Until now, I had trouble verbalizing why I was considering not voting for Hillary, despite being a reliable Democrat. It’s not that I hate Hillary in particular, but I do hate the scandal which thrust her into the nomination and forced the DNC chair to resign in disgrace. If I thought that Hillary getting trounced in the election would be a wake up call to my party, and made them remember that we’re supposed to be the fucking good guys, I’d probably vote for Trump. Or at least, I would understand why someone would.

I know your point wasn’t the same as mine exactly, it just helped me sort out an issue I grasped emotionally but not intellectually. Thanks!

I respectfully disagree. A protest vote is still influential. Sure, Bernie won’t get elected, but if the Democrats realize they lost the election because of corruption in the primary process, maybe things will change. In that case, the “art of the possible” isn’t about winning this particular election, it’s about steering your own bus back onto the road.

Values, which I do think would produce a better outcome.

This year, however, I am voting for Hillary Clinton, with whom I massively disagree with. I was not planning to vote for her in 99 out of 100 circumstances, but Donald Trump being the Republican candidate is pretty much the 1 out of 100 circumstance that will get me to vote for her. She will produce a better outcome.

He’s the worst candidate of a major party in all 240 years of our nation.

Well, that’s how the Tea Party reasoned, too…

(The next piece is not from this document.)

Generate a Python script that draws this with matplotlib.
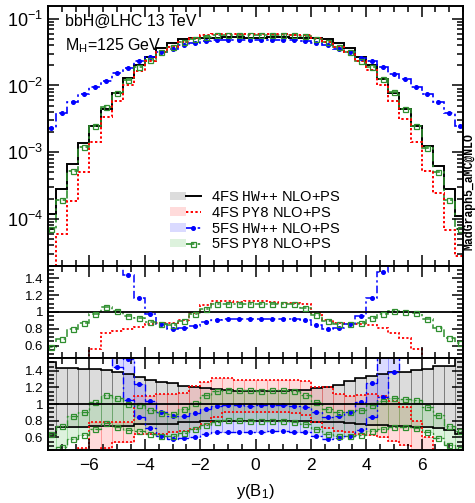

It doesn’t actually work. You can’t make a party veer more toward your choice of extreme positions by causing them to lose elections. Losing elections forces them more toward the center.

(And I don’t believe there was any “corruption” in the primary process. Bernie lost, fair and square. The rules even gave him some advantages he wouldn’t have had in a straight-up vote.)

I honestly strive for both.

I just got lucky this year…

Are you suggesting the Tea Party hasn’t had a major influence on the Republican party?

Why do you suppose the DNC chairwoman resigned?

Well, really, not so much. They constitute a wing of the party, but they’ve done more to split it than to move it, as a whole entity, the way they want. All this kind of thing can do is hurt a party, not change it fundamentally. That has to come from a large-base consensus, not from outliers.